Write out the material exactly, without any of its pictures.
--------------------------------------------------
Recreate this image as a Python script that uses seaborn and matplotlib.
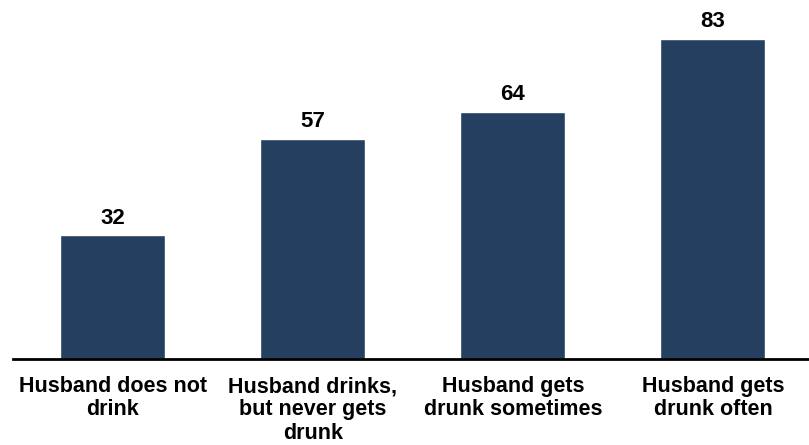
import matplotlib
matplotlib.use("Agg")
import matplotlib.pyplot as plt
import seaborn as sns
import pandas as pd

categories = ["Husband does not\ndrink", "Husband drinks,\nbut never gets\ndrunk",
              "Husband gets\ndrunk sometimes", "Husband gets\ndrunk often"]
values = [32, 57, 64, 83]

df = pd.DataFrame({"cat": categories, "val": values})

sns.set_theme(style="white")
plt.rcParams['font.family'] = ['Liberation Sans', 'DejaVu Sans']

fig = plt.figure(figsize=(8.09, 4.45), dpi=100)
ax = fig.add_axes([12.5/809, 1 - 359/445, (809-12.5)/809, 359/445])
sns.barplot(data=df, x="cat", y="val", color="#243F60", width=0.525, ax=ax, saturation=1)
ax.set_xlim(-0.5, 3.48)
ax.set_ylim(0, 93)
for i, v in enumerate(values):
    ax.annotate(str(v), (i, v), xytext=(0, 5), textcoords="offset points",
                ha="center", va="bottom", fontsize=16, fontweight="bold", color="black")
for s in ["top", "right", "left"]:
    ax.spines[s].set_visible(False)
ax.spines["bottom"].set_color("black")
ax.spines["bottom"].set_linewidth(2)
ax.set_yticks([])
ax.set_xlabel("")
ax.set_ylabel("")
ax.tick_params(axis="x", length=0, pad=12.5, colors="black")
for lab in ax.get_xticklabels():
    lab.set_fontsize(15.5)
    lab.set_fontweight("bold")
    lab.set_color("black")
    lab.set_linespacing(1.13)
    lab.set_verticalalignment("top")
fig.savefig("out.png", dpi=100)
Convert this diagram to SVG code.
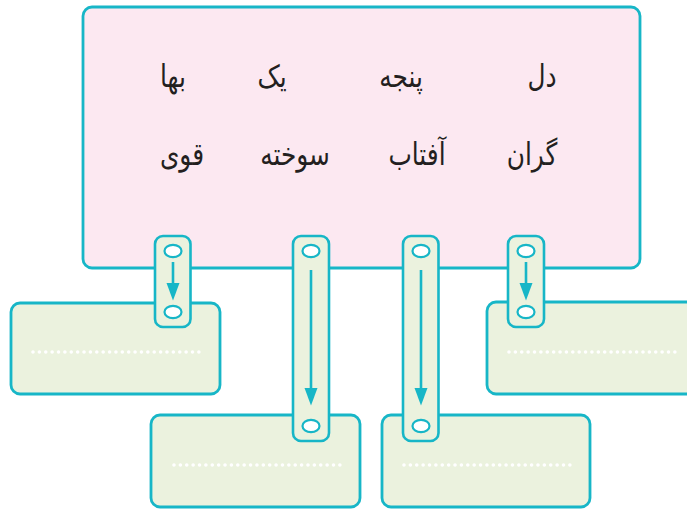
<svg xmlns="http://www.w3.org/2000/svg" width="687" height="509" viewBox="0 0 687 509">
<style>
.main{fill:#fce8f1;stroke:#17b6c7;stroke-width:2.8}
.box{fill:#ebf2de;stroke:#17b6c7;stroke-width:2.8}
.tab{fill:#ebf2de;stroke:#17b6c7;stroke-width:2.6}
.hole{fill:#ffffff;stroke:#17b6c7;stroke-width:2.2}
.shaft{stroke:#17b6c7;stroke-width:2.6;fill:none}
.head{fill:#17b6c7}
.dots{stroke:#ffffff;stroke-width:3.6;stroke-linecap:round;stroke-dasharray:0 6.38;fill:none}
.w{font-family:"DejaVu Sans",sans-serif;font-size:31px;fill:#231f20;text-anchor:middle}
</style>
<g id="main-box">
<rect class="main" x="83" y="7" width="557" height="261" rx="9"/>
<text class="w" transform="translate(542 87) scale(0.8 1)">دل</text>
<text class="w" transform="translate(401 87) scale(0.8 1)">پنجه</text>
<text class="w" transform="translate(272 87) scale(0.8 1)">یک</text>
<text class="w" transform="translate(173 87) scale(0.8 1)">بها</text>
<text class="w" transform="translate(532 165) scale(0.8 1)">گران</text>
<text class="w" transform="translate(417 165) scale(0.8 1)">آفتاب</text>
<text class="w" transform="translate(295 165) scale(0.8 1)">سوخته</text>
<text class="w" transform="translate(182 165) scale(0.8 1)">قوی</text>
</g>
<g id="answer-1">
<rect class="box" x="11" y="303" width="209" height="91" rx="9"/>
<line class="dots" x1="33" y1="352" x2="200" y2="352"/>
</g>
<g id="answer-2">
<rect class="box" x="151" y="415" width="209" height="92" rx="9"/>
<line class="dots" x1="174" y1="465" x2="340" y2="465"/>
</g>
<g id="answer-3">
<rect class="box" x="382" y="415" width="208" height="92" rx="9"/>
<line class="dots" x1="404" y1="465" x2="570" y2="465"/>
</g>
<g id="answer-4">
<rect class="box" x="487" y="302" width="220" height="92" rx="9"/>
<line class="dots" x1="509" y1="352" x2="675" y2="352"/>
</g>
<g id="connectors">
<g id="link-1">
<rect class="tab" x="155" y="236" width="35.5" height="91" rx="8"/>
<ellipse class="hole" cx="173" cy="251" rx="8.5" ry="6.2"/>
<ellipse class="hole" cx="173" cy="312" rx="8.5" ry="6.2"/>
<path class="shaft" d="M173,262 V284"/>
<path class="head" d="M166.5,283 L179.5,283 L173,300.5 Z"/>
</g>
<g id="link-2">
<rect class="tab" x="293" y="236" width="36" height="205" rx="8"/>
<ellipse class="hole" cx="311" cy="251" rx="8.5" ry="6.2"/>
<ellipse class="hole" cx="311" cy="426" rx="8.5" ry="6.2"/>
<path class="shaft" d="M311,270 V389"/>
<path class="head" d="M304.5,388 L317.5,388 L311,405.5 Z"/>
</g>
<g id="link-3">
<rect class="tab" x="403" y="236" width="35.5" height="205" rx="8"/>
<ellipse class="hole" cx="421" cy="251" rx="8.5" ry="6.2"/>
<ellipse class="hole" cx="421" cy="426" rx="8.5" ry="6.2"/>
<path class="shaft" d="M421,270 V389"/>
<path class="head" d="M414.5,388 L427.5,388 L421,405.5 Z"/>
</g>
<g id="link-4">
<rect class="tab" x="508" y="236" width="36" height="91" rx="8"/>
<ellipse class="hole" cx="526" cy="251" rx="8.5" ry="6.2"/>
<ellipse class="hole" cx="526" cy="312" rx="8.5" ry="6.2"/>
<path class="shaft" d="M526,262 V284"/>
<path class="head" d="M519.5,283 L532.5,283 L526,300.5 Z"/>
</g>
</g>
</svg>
--------------------------------------------------
• _The completed task_
Recreate this image as a Python script that uses seaborn and matplotlib.
import matplotlib
matplotlib.use("Agg")
import matplotlib.pyplot as plt
import seaborn as sns
import pandas as pd

categories = ["Husband does not\ndrink", "Husband drinks,\nbut never gets\ndrunk",
              "Husband gets\ndrunk sometimes", "Husband gets\ndrunk often"]
values = [32, 57, 64, 83]

df = pd.DataFrame({"cat": categories, "val": values})

sns.set_theme(style="white")
plt.rcParams['font.family'] = ['Liberation Sans', 'DejaVu Sans']

fig = plt.figure(figsize=(8.09, 4.45), dpi=100)
ax = fig.add_axes([12.5/809, 1 - 359/445, (809-12.5)/809, 359/445])
sns.barplot(data=df, x="cat", y="val", color="#243F60", width=0.525, ax=ax, saturation=1)
ax.set_xlim(-0.5, 3.48)
ax.set_ylim(0, 93)
for i, v in enumerate(values):
    ax.annotate(str(v), (i, v), xytext=(0, 5), textcoords="offset points",
                ha="center", va="bottom", fontsize=16, fontweight="bold", color="black")
for s in ["top", "right", "left"]:
    ax.spines[s].set_visible(False)
ax.spines["bottom"].set_color("black")
ax.spines["bottom"].set_linewidth(2)
ax.set_yticks([])
ax.set_xlabel("")
ax.set_ylabel("")
ax.tick_params(axis="x", length=0, pad=12.5, colors="black")
for lab in ax.get_xticklabels():
    lab.set_fontsize(15.5)
    lab.set_fontweight("bold")
    lab.set_color("black")
    lab.set_linespacing(1.13)
    lab.set_verticalalignment("top")
fig.savefig("out.png", dpi=100)
Convert this diagram to SVG code.
<svg xmlns="http://www.w3.org/2000/svg" width="687" height="509" viewBox="0 0 687 509">
<style>
.main{fill:#fce8f1;stroke:#17b6c7;stroke-width:2.8}
.box{fill:#ebf2de;stroke:#17b6c7;stroke-width:2.8}
.tab{fill:#ebf2de;stroke:#17b6c7;stroke-width:2.6}
.hole{fill:#ffffff;stroke:#17b6c7;stroke-width:2.2}
.shaft{stroke:#17b6c7;stroke-width:2.6;fill:none}
.head{fill:#17b6c7}
.dots{stroke:#ffffff;stroke-width:3.6;stroke-linecap:round;stroke-dasharray:0 6.38;fill:none}
.w{font-family:"DejaVu Sans",sans-serif;font-size:31px;fill:#231f20;text-anchor:middle}
</style>
<g id="main-box">
<rect class="main" x="83" y="7" width="557" height="261" rx="9"/>
<text class="w" transform="translate(542 87) scale(0.8 1)">دل</text>
<text class="w" transform="translate(401 87) scale(0.8 1)">پنجه</text>
<text class="w" transform="translate(272 87) scale(0.8 1)">یک</text>
<text class="w" transform="translate(173 87) scale(0.8 1)">بها</text>
<text class="w" transform="translate(532 165) scale(0.8 1)">گران</text>
<text class="w" transform="translate(417 165) scale(0.8 1)">آفتاب</text>
<text class="w" transform="translate(295 165) scale(0.8 1)">سوخته</text>
<text class="w" transform="translate(182 165) scale(0.8 1)">قوی</text>
</g>
<g id="answer-1">
<rect class="box" x="11" y="303" width="209" height="91" rx="9"/>
<line class="dots" x1="33" y1="352" x2="200" y2="352"/>
</g>
<g id="answer-2">
<rect class="box" x="151" y="415" width="209" height="92" rx="9"/>
<line class="dots" x1="174" y1="465" x2="340" y2="465"/>
</g>
<g id="answer-3">
<rect class="box" x="382" y="415" width="208" height="92" rx="9"/>
<line class="dots" x1="404" y1="465" x2="570" y2="465"/>
</g>
<g id="answer-4">
<rect class="box" x="487" y="302" width="220" height="92" rx="9"/>
<line class="dots" x1="509" y1="352" x2="675" y2="352"/>
</g>
<g id="connectors">
<g id="link-1">
<rect class="tab" x="155" y="236" width="35.5" height="91" rx="8"/>
<ellipse class="hole" cx="173" cy="251" rx="8.5" ry="6.2"/>
<ellipse class="hole" cx="173" cy="312" rx="8.5" ry="6.2"/>
<path class="shaft" d="M173,262 V284"/>
<path class="head" d="M166.5,283 L179.5,283 L173,300.5 Z"/>
</g>
<g id="link-2">
<rect class="tab" x="293" y="236" width="36" height="205" rx="8"/>
<ellipse class="hole" cx="311" cy="251" rx="8.5" ry="6.2"/>
<ellipse class="hole" cx="311" cy="426" rx="8.5" ry="6.2"/>
<path class="shaft" d="M311,270 V389"/>
<path class="head" d="M304.5,388 L317.5,388 L311,405.5 Z"/>
</g>
<g id="link-3">
<rect class="tab" x="403" y="236" width="35.5" height="205" rx="8"/>
<ellipse class="hole" cx="421" cy="251" rx="8.5" ry="6.2"/>
<ellipse class="hole" cx="421" cy="426" rx="8.5" ry="6.2"/>
<path class="shaft" d="M421,270 V389"/>
<path class="head" d="M414.5,388 L427.5,388 L421,405.5 Z"/>
</g>
<g id="link-4">
<rect class="tab" x="508" y="236" width="36" height="91" rx="8"/>
<ellipse class="hole" cx="526" cy="251" rx="8.5" ry="6.2"/>
<ellipse class="hole" cx="526" cy="312" rx="8.5" ry="6.2"/>
<path class="shaft" d="M526,262 V284"/>
<path class="head" d="M519.5,283 L532.5,283 L526,300.5 Z"/>
</g>
</g>
</svg>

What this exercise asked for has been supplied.